With the first Muppet movie in 12 years just released, word of original operator and key performer Frank Oz’s dissatisfaction with The Muppets would seem to cast a shadow over the big comeback even before the opening number. But to heck with all that; I’m thankful that the Muppets are back, and no number of discouraging words from Yoda can make me think otherwise. Their return seems ready to reignite the world’s love of the Muppets, a feeling I’ve had for a long time but only recently understood.

The truth is that my exposure to the Muppet-tology was pretty limited as a kid; for a long time, about the only real memory I had of them was Muppet Treasure Island, the VHS of which must have been devoured by my parents VCR from overuse. Anyone with passing knowledge of Muppets or quality filmmaking in general will tell MTI isn’t exactly a great place to start and after that I went years without giving Henson’s creations more than a passing thought. It was probably back in 2006 then, that a DVD copy of The Muppet Show Season 1 was purchased by a friend  of mine and I got my first real introduction to the thing that made Muppets a household name to begin with.

 

I’d be lying if I said I was hooked from the first episode but the handful I watched stuck with me for their clever dialogue and general goofiness, thus beginning my slow slip into Muppetdom. Thanks mostly to Youtube clips, my appreciation for the Muppets grew steadily over the years, such that when it was announced that Jason Segal would be making what was then titled "The Greatest Muppet Movie Ever Made," I was more excited than I had any right to be. In preparation, it seemed fitting to watch the Muppets first theatrical outing, The Muppet Movie.

That’s when it all made sense. Thirty years old but as watchable as any truly great film from that era, The Muppet Movie brings to focus everything that makes the Muppets so amazing. It’s a fleet 90 minutes of subtle and silly wordplay, music that that can bring a tear to your eye or put a skip in your step and a cavalcade of partners in the Muppet madness that just happen to be famous comedians.
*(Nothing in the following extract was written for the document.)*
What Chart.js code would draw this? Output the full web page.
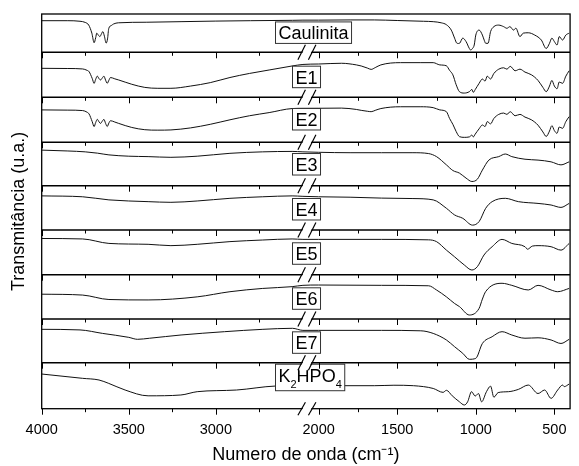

But what really struck me about the film was its sentiment; it’s a comedy that openly embraces optimism, uses sarcasm only in jest and lets you think a little green frog from the swamp really can live out his dream, even one as humble as just making people happy.
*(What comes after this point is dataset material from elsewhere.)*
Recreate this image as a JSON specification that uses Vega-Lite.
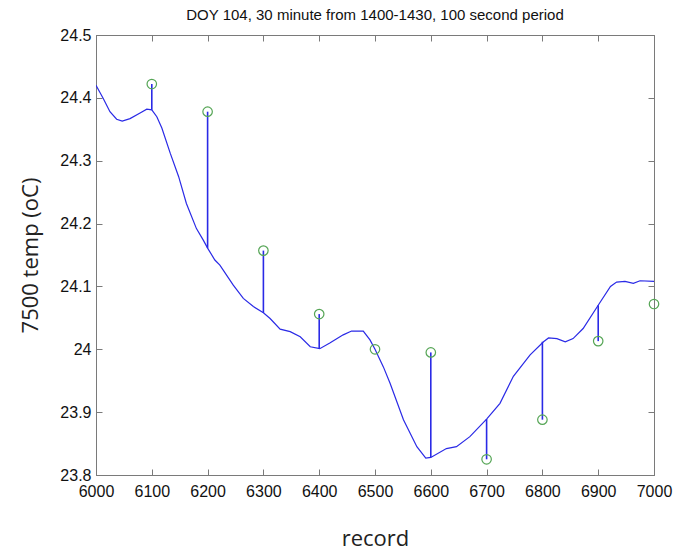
{
  "$schema": "https://vega.github.io/schema/vega-lite/v6.json",
  "width": 558,
  "height": 440,
  "autosize": {"type": "none"},
  "padding": {"left": 96, "top": 35, "right": 23, "bottom": 76},
  "background": "white",
  "title": {
    "text": "DOY 104, 30 minute from 1400-1430, 100 second period",
    "font": "Liberation Sans",
    "fontSize": 15,
    "fontWeight": "normal",
    "color": "#111111",
    "offset": 4
  },
  "config": {
    "view": {"stroke": "#7a7a7a", "strokeWidth": 1},
    "axis": {
      "domainColor": "#7a7a7a",
      "tickColor": "#7a7a7a",
      "grid": false,
      "labelFont": "Liberation Sans",
      "labelFontSize": 16,
      "labelColor": "#111111",
      "labelFlush": false,
      "titleFont": "Open Sans",
      "titleFontSize": 22,
      "titleFontWeight": "normal",
      "titleColor": "#222222"
    }
  },
  "datasets": {
    "line": [
      {"record": 6000, "temp": 24.420},
      {"record": 6013, "temp": 24.399},
      {"record": 6025, "temp": 24.378},
      {"record": 6037, "temp": 24.366},
      {"record": 6047, "temp": 24.363},
      {"record": 6061, "temp": 24.367},
      {"record": 6079, "temp": 24.376},
      {"record": 6091, "temp": 24.382},
      {"record": 6100, "temp": 24.381},
      {"record": 6109, "temp": 24.370},
      {"record": 6118, "temp": 24.352},
      {"record": 6133, "temp": 24.312},
      {"record": 6148, "temp": 24.275},
      {"record": 6162, "temp": 24.232},
      {"record": 6180, "temp": 24.192},
      {"record": 6192, "temp": 24.174},
      {"record": 6200, "temp": 24.161},
      {"record": 6213, "temp": 24.142},
      {"record": 6222, "temp": 24.134},
      {"record": 6246, "temp": 24.102},
      {"record": 6264, "temp": 24.081},
      {"record": 6282, "temp": 24.068},
      {"record": 6300, "temp": 24.058},
      {"record": 6312, "temp": 24.049},
      {"record": 6330, "temp": 24.032},
      {"record": 6348, "temp": 24.028},
      {"record": 6366, "temp": 24.020},
      {"record": 6384, "temp": 24.004},
      {"record": 6401, "temp": 24.001},
      {"record": 6419, "temp": 24.010},
      {"record": 6443, "temp": 24.023},
      {"record": 6458, "temp": 24.029},
      {"record": 6479, "temp": 24.029},
      {"record": 6491, "temp": 24.015},
      {"record": 6500, "temp": 24.000},
      {"record": 6515, "temp": 23.972},
      {"record": 6527, "temp": 23.946},
      {"record": 6551, "temp": 23.888},
      {"record": 6575, "temp": 23.845},
      {"record": 6591, "temp": 23.827},
      {"record": 6600, "temp": 23.828},
      {"record": 6628, "temp": 23.842},
      {"record": 6646, "temp": 23.845},
      {"record": 6670, "temp": 23.861},
      {"record": 6700, "temp": 23.889},
      {"record": 6724, "temp": 23.914},
      {"record": 6748, "temp": 23.957},
      {"record": 6778, "temp": 23.991},
      {"record": 6802, "temp": 24.012},
      {"record": 6811, "temp": 24.018},
      {"record": 6826, "temp": 24.017},
      {"record": 6841, "temp": 24.012},
      {"record": 6855, "temp": 24.017},
      {"record": 6873, "temp": 24.033},
      {"record": 6900, "temp": 24.070},
      {"record": 6922, "temp": 24.100},
      {"record": 6933, "temp": 24.107},
      {"record": 6948, "temp": 24.108},
      {"record": 6963, "temp": 24.105},
      {"record": 6975, "temp": 24.109},
      {"record": 7000, "temp": 24.108}
    ],
    "samples": [
      {"record": 6100, "lineTemp": 24.381, "sample": 24.422},
      {"record": 6200, "lineTemp": 24.161, "sample": 24.378},
      {"record": 6300, "lineTemp": 24.058, "sample": 24.157},
      {"record": 6400, "lineTemp": 24.001, "sample": 24.056},
      {"record": 6500, "lineTemp": 24.000, "sample": 24.000},
      {"record": 6600, "lineTemp": 23.828, "sample": 23.995},
      {"record": 6700, "lineTemp": 23.889, "sample": 23.825},
      {"record": 6800, "lineTemp": 24.012, "sample": 23.888},
      {"record": 6900, "lineTemp": 24.070, "sample": 24.013},
      {"record": 7000, "lineTemp": null, "sample": 24.072}
    ]
  },
  "resolve": {"axis": {"x": "independent", "y": "independent"}},
  "layer": [
    {
      "data": {"name": "line"},
      "mark": {"type": "line", "color": "#2a2ae6", "strokeWidth": 1.2, "clip": true},
      "encoding": {
        "x": {
          "field": "record", "type": "quantitative",
          "scale": {"domain": [6000, 7000], "nice": false, "zero": false},
          "axis": {
            "orient": "bottom",
            "values": [6000, 6100, 6200, 6300, 6400, 6500, 6600, 6700, 6800, 6900, 7000],
            "format": "d",
            "tickSize": -6,
            "labelPadding": 14,
            "title": "record",
            "titleX": 279,
            "titleY": 63,
            "titleBaseline": "middle"
          }
        },
        "y": {
          "field": "temp", "type": "quantitative",
          "scale": {"domain": [23.8, 24.5], "nice": false, "zero": false},
          "axis": {
            "orient": "left",
            "values": [23.8, 23.9, 24.0, 24.1, 24.2, 24.3, 24.4, 24.5],
            "labelExpr": "toString(round(datum.value*10)/10)",
            "tickSize": -6,
            "labelPadding": 11,
            "title": "7500 temp (oC)",
            "titleAngle": -90,
            "titleX": -66,
            "titleY": 220,
            "titleBaseline": "middle",
            "titleAlign": "center"
          }
        }
      }
    },
    {
      "data": {"name": "samples"},
      "mark": {"type": "rule", "color": "#2a2ae6", "strokeWidth": 1.6},
      "encoding": {
        "x": {"field": "record", "type": "quantitative", "axis": null},
        "y": {"field": "lineTemp", "type": "quantitative", "axis": null},
        "y2": {"field": "sample"}
      }
    },
    {
      "data": {"name": "samples"},
      "mark": {"type": "point", "shape": "circle", "filled": false, "color": "#55a555", "strokeWidth": 1.2, "size": 90, "opacity": 1},
      "encoding": {
        "x": {
          "field": "record", "type": "quantitative",
          "axis": {
            "orient": "top",
            "values": [6000, 6100, 6200, 6300, 6400, 6500, 6600, 6700, 6800, 6900, 7000],
            "labels": false,
            "tickSize": -6,
            "title": null
          }
        },
        "y": {
          "field": "sample", "type": "quantitative",
          "axis": {
            "orient": "right",
            "values": [23.8, 23.9, 24.0, 24.1, 24.2, 24.3, 24.4, 24.5],
            "labels": false,
            "tickSize": -6,
            "title": null
          }
        }
      }
    }
  ]
}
And that’s really what the Muppets represent, a kind of earnest warmness and guilt-free enjoyment that’s been sorely lacking as of late. Though studios like Pixar speak to the same places that the Muppets are coming from, family entertainment these days far too often settles for the ease of spectacle and derivative humor to keep your attention. At a time when cynicism seems to be the new culture capital, it’s only fitting that the Muppets return to remind us of what it feels like to be a bright-eyed dreamer and a lover of something good. So yes, I can ignore all the behind-the-scenes ballyhoo and knowledge that not everything with the Muppet name is gold. I’m just thankful the Muppets are back, and I bet a whole lot of you out there are too.